On the other side of the road, from the Hotel towards the Grocery Store, were the New Saloon and the Cosmopolitan Saloon. Next down towards us was the Pavilion, set back from the road on its own walkway that curved gently in the middle. Community activities took place in the Pavilion.
In 1896 Uncle had arranged to go in with a friend of his, Daniel Boysen. This did not work out because the young lady Uncle had just then married left him when he told her he wanted to spend part of the year in the wilderness. Uncle was devastated and took the panorama camera he had just then built as his senior project at Stanford and went to the Yukon to chronicle the Gold Rush. But he never forgot Yosemite and he and the Boysens, Daniel and wife Mabel, remained good friends. Their two daughters adventured with us during the summer. The Boysen Studio was right next to the Grocery Store.
You can look over the map and see how things were.

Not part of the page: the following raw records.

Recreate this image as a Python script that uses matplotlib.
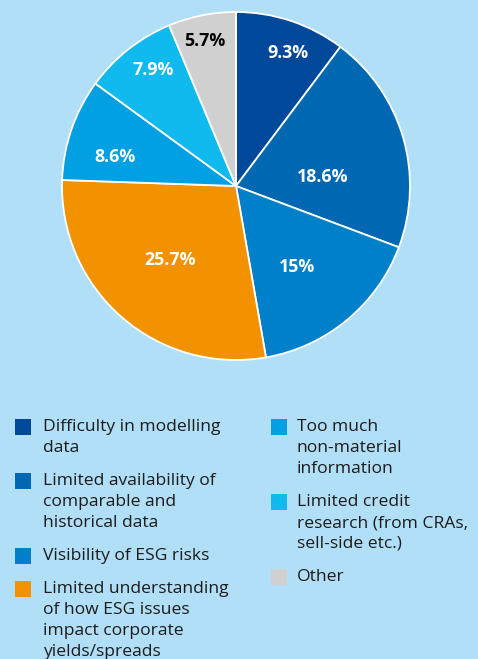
import matplotlib.pyplot as plt
from matplotlib.patches import Rectangle
import numpy as np

# данные диаграммы
categories = [
    "Difficulty in modelling\ndata",
    "Limited availability of\ncomparable and\nhistorical data",
    "Visibility of ESG risks",
    "Limited understanding\nof how ESG issues\nimpact corporate\nyields/spreads",
    "Too much\nnon-material\ninformation",
    "Limited credit\nresearch (from CRAs,\nsell-side etc.)",
    "Other",
]
shares = [9.3, 18.6, 15, 25.7, 8.6, 7.9, 5.7]
pct_labels = ["9.3%", "18.6%", "15%", "25.7%", "8.6%", "7.9%", "5.7%"]

colors = ["#00489a", "#0068b2", "#0080c8", "#f29200", "#00a0e2", "#10baef", "#d0d0d0"]
label_colors = ["white"] * 6 + ["black"]
# положение подписей: доля радиуса и угол (градусы)
label_r = [0.82, 0.50, 0.58, 0.57, 0.715, 0.82, 0.85]
label_ang = [68.6, 5.9, -53.0, -131.7, 166.5, 125.6, 102.1]

bg = "#b1dff7"
W, H = 478, 659

fig = plt.figure(figsize=(W / 100, H / 100), dpi=100, facecolor=bg)

# оси круговой диаграммы: центр (236, 186), радиус 174 px
cx, cy, r = 236, 186, 174
ax = fig.add_axes([(cx - r) / W, (H - cy - r) / H, 2 * r / W, 2 * r / H])
ax.set_facecolor(bg)

wedges, _ = ax.pie(
    shares,
    colors=colors,
    startangle=90,
    counterclock=False,
    radius=1.0,
    wedgeprops=dict(edgecolor="white", linewidth=1.3),
)

for txt, d, a, c in zip(pct_labels, label_r, label_ang, label_colors):
    ang = np.deg2rad(a)
    ax.text(
        d * np.cos(ang),
        d * np.sin(ang),
        txt,
        ha="center",
        va="center",
        color=c,
        fontsize=12.8,
        fontweight="bold",
        family="Open Sans",
    )
ax.set_xlim(-1.0, 1.0)
ax.set_ylim(-1.0, 1.0)
ax.set_aspect("equal")
ax.axis("off")

# легенда вручную: две колонки
line_h = 21
gap = 12
columns = [(15, 43, categories[:4], colors[:4]), (271, 297, categories[4:], colors[4:])]
for sq_x, tx, labels, cols in columns:
    y = 427
    for lab, col in zip(labels, cols):
        fig.patches.append(
            Rectangle(
                (sq_x / W, (H - y - 8) / H),
                16 / W,
                16 / H,
                transform=fig.transFigure,
                facecolor=col,
                edgecolor="none",
            )
        )
        lines = lab.split("\n")
        for i, ln in enumerate(lines):
            fig.text(
                tx / W,
                (H - y - i * line_h) / H,
                ln,
                ha="left",
                va="center",
                fontsize=12.6,
                color="#1c1c1c",
                family="Open Sans",
            )
        y += len(lines) * line_h + gap

fig.savefig("out.png", dpi=100, facecolor=bg)
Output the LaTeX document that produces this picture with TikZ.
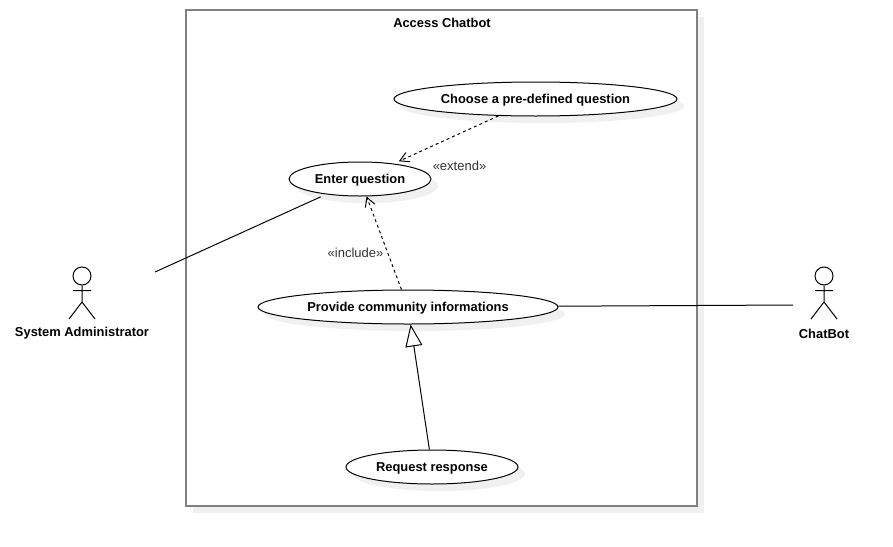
\documentclass[tikz,border=0pt]{standalone}
\usepackage{fontspec}
\setmainfont{Liberation Sans}
\usetikzlibrary{arrows.meta,shadows,shapes.geometric}
\definecolor{shadowgray}{HTML}{F0F0F0}
\definecolor{framegray}{HTML}{808080}
\tikzset{
  softshadow/.style={general shadow={shadow xshift=7pt,shadow yshift=-7pt,fill=shadowgray,draw=none}},
  usecase/.style={ellipse,draw=black,line width=1pt,fill=white,inner sep=0pt,minimum height=34pt,softshadow,font=\fontsize{12.9}{14}\selectfont\bfseries,text depth=0pt,text height=0pt},
  frame/.style={rectangle,draw=framegray,line width=2pt,fill=white,inner sep=0pt,minimum width=511pt,minimum height=496pt,softshadow},
  titletext/.style={font=\fontsize{12.9}{14}\selectfont\bfseries,inner sep=0pt},
  actorname/.style={font=\fontsize{12.9}{14}\selectfont\bfseries,inner sep=0pt},
  stereo/.style={font=\fontsize{13}{14}\selectfont,text=black!80,inner sep=0pt},
  assoc/.style={draw=black,line width=1pt},
  dep/.style={draw=black,line width=1pt,dash pattern=on 3pt off 3pt,-{Straight Barb[length=9pt,width=10pt,line width=1pt]}},
  gen/.style={draw=black,line width=1pt,-{Triangle[open,fill=white,length=22pt,width=17pt,line width=1pt]}},
  head/.style={circle,draw=black,line width=1pt,fill=white,inner sep=0pt,minimum size=18pt},
  limb/.style={draw=black,line width=1pt},
}
\begin{document}
\begin{tikzpicture}[x=1pt,y=-1pt]
\useasboundingbox (0,0) rectangle (893,546);
\fill[white] (0,0) rectangle (893,546);
\node[frame] (box) at (441.5,258) {};
\node[titletext] (title) at (442,23) {Access Chatbot};
\node[usecase,minimum width=283pt] (choose) at (535.5,99) {\raisebox{-4.5pt}{Choose a pre-defined question}};
\node[usecase,minimum width=142pt] (enter) at (360,179) {\raisebox{-4.5pt}{Enter question}};
\node[usecase,minimum width=300pt] (provide) at (408,307) {\raisebox{-4.5pt}{Provide community informations}};
\node[usecase,minimum width=172pt] (request) at (432,467) {\raisebox{-4.5pt}{Request response}};
% system administrator
\node[head] (ahead) at (82,276) {};
\coordinate (ahip) at (82,302);
\coordinate (aarml) at (73,290.5);
\coordinate (aarmr) at (91,290.5);
\coordinate (alegl) at (69,319);
\coordinate (alegr) at (95,319);
\draw[limb] (ahead) -- (ahip) -- (alegl) (ahip) -- (alegr) (aarml) -- (aarmr);
\node[actorname] (aname) at (82,333.5) {System Administrator};
% chatbot
\node[head] (bhead) at (824,276) {};
\coordinate (bhip) at (824,302);
\coordinate (barml) at (815,290.5);
\coordinate (barmr) at (833,290.5);
\coordinate (blegl) at (811,319);
\coordinate (blegr) at (837,319);
\draw[limb] (bhead) -- (bhip) -- (blegl) (bhip) -- (blegr) (barml) -- (barmr);
\node[actorname] (bname) at (824,333.5) {ChatBot};
% connectors
\coordinate (aend) at (155,272);
\coordinate (bend) at (793,305);
\draw[assoc,shorten >=6pt] (aend) -- (enter);
\draw[assoc] (provide) -- (bend);
\draw[dep,shorten >=5.5pt] (choose) -- (enter);
\draw[dep] (provide) -- (enter);
\draw[gen] (request) -- (provide);
\node[stereo] (ext) at (459.5,166) {«extend»};
\node[stereo] (inc) at (355.5,253) {«include»};
\end{tikzpicture}
\end{document}
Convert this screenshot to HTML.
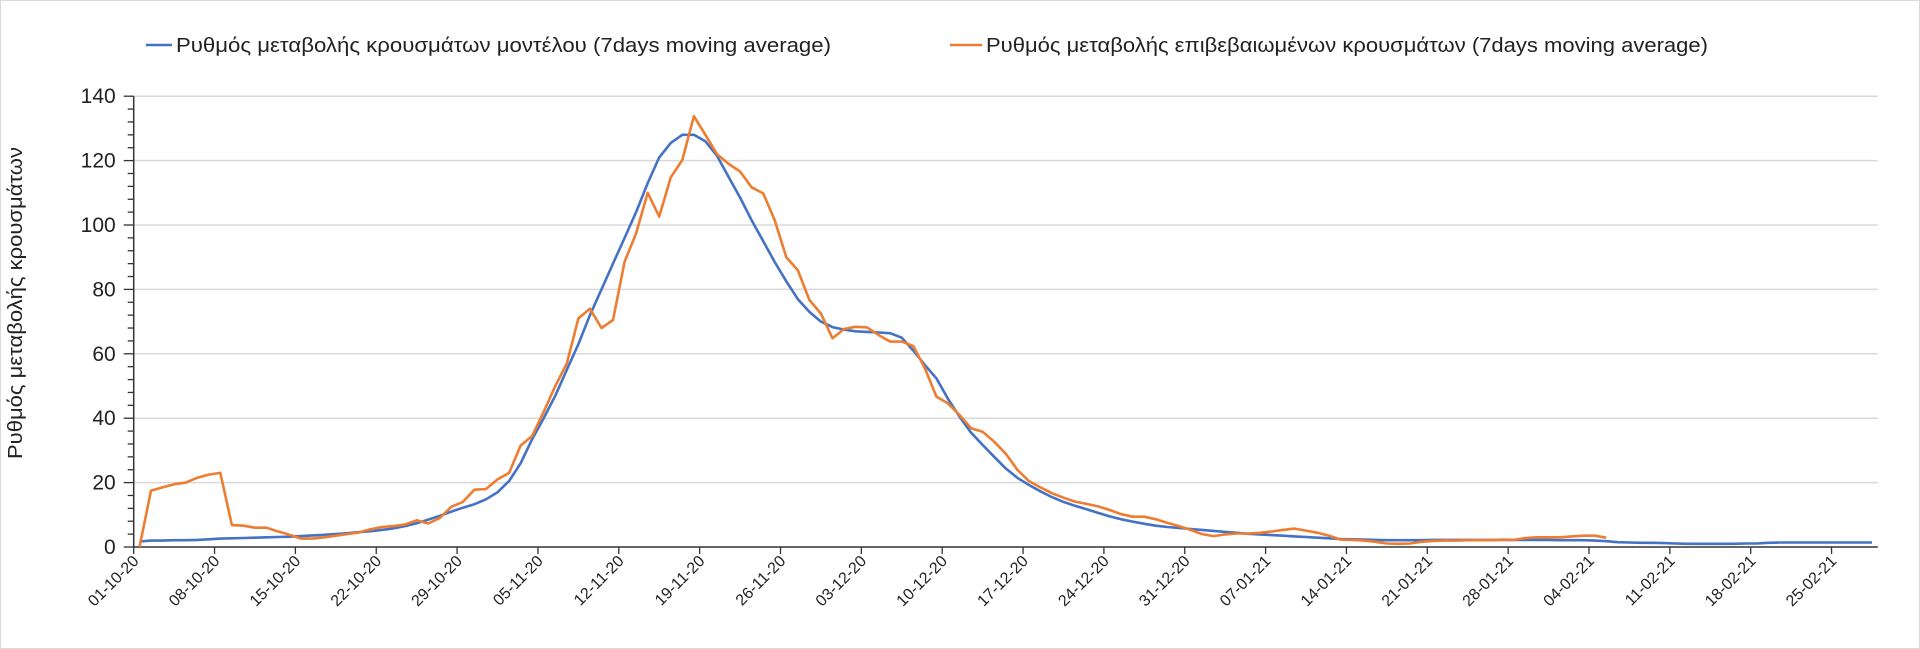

There were several photographic studios in the Village and Uncle worked hard to provide goods and services that would keep tourists coming in to buy photos and cards. Each concessionaire tended to focus on a specialty. For instance, the Best Studio, run by Harry Best and his wife, really concentrated on paintings with photography as a sideline. D.J. Foley produced the Yosemite Souvenir Guide that gave tourists insights into what, when, where and how to enjoy Yosemite. His small booklets also gave concessionaires, like us, a chance at advertising to tourists.